Re: OldDoFn - CounterSet replacement

2016-08-17 Thread Thomas Weise
Hi Ben,

Thanks for the reply. Here is the PR:

https://github.com/apache/incubator-beam/pull/540

The doFnRunner instantiation in old style is here:

https://github.com/apache/incubator-beam/pull/540/files#diff-86746f538c22ebafd06fca17f0d0aa94R116

I should also note that focus of the PR is to establish the Apex runner
baseline and proper support for aggregators isn't part of it, it's
something I was planning to take up in subsequent round.

Thomas


On Wed, Aug 17, 2016 at 8:14 AM, Ben Chambers  wrote:

> Hi Thomas!
>
> On Tue, Aug 16, 2016 at 9:40 PM Thomas Weise 
> wrote:
>
> > I'm trying to rebase a PR and adjust for the DoFn changes.
> >
>
> Can you elaborate on what you're trying to do (or send a link to the PR)?
>
>
> > CounterSet is gone and there is now AggregatorFactory and I'm looking to
> > fix an existing usage of org.apache.beam.sdk.util.
> DoFnRunners.simpleRunner.
> >
>
> In practice, these should act the same. CounterSet was an implementation
> detail used to create implementation-specific Counters. The DoFnRunner was
> supposed to get the CounterSet that was wired up correctly. Now, the
> AggregatorFactory serves the role of creating wired-up Aggregators. As
> before, the DoFnRunner should be instantiated with an AggregatorFactory
> wired up to appropriately.
>
>
> > Given the instance of OldDoFn, what is the recommended way to obtain the
> > aggregator factory when creating the fn runner?
> >
>
> This should come from the runner. When the runner wants to instantiate a
> DoFnRunner to execute a user DoFn, it provides an AggregatorFactory that
> will wire up aggregators appropriately.
>
>
> > Thanks!
> >
> >
> > java.lang.NullPointerException
> > at
> >
> > org.apache.beam.sdk.util.DoFnRunnerBase$DoFnContext.
> createAggregatorInternal(DoFnRunnerBase.java:348)
> > at
> >
> > org.apache.beam.sdk.transforms.OldDoFn$Context.setupDelegateAggregator(
> OldDoFn.java:224)
> > at
> >
> > org.apache.beam.sdk.transforms.OldDoFn$Context.setupDelegateAggregators(
> OldDoFn.java:215)
> > at
> >
> > org.apache.beam.sdk.util.DoFnRunnerBase$DoFnContext.<
> init>(DoFnRunnerBase.java:214)
> > at org.apache.beam.sdk.util.DoFnRunnerBase.(
> DoFnRunnerBase.java:87)
> > at
> > org.apache.beam.sdk.util.SimpleDoFnRunner.(
> SimpleDoFnRunner.java:42)
> > at org.apache.beam.sdk.util.DoFnRunners.simpleRunner(
> DoFnRunners.java:60)
> >
>


Re: OldDoFn - CounterSet replacement

2016-08-17 Thread Ben Chambers
Hi Thomas!

On Tue, Aug 16, 2016 at 9:40 PM Thomas Weise  wrote:

> I'm trying to rebase a PR and adjust for the DoFn changes.
>

Can you elaborate on what you're trying to do (or send a link to the PR)?
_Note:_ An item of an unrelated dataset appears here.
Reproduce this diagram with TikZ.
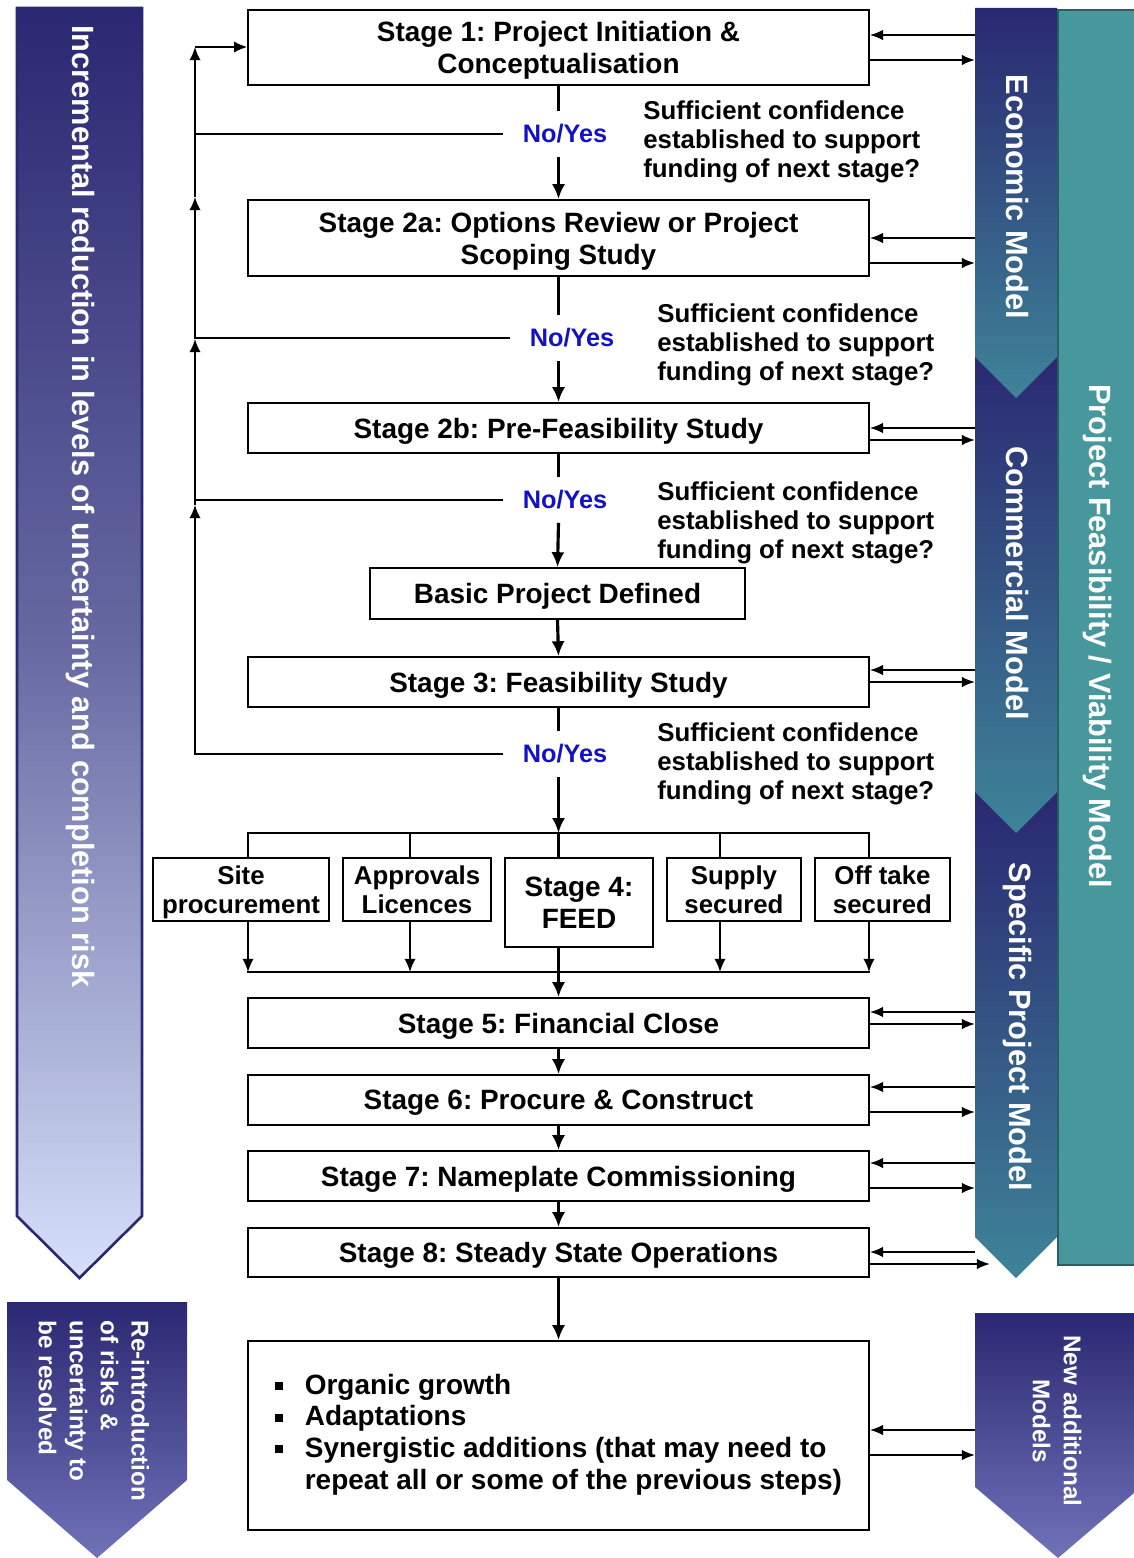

> CounterSet is gone and there is now AggregatorFactory and I'm looking to
> fix an existing usage of org.apache.beam.sdk.util.DoFnRunners.simpleRunner.
>

In practice, these should act the same. CounterSet was an implementation
detail used to create implementation-specific Counters. The DoFnRunner was
supposed to get the CounterSet that was wired up correctly. Now, the
AggregatorFactory serves the role of creating wired-up Aggregators. As
before, the DoFnRunner should be instantiated with an AggregatorFactory
wired up to appropriately.


> Given the instance of OldDoFn, what is the recommended way to obtain the
> aggregator factory when creating the fn runner?
>

This should come from the runner. When the runner wants to instantiate a
DoFnRunner to execute a user DoFn, it provides an AggregatorFactory that
will wire up aggregators appropriately.


> Thanks!
>
>
> java.lang.NullPointerException
> at
>
> org.apache.beam.sdk.util.DoFnRunnerBase$DoFnContext.createAggregatorInternal(DoFnRunnerBase.java:348)
> at
>
> org.apache.beam.sdk.transforms.OldDoFn$Context.setupDelegateAggregator(OldDoFn.java:224)
> at
>
> org.apache.beam.sdk.transforms.OldDoFn$Context.setupDelegateAggregators(OldDoFn.java:215)
> at
>
> org.apache.beam.sdk.util.DoFnRunnerBase$DoFnContext.(DoFnRunnerBase.java:214)
> at org.apache.beam.sdk.util.DoFnRunnerBase.(DoFnRunnerBase.java:87)
> at
> org.apache.beam.sdk.util.SimpleDoFnRunner.(SimpleDoFnRunner.java:42)
> at org.apache.beam.sdk.util.DoFnRunners.simpleRunner(DoFnRunners.java:60)
>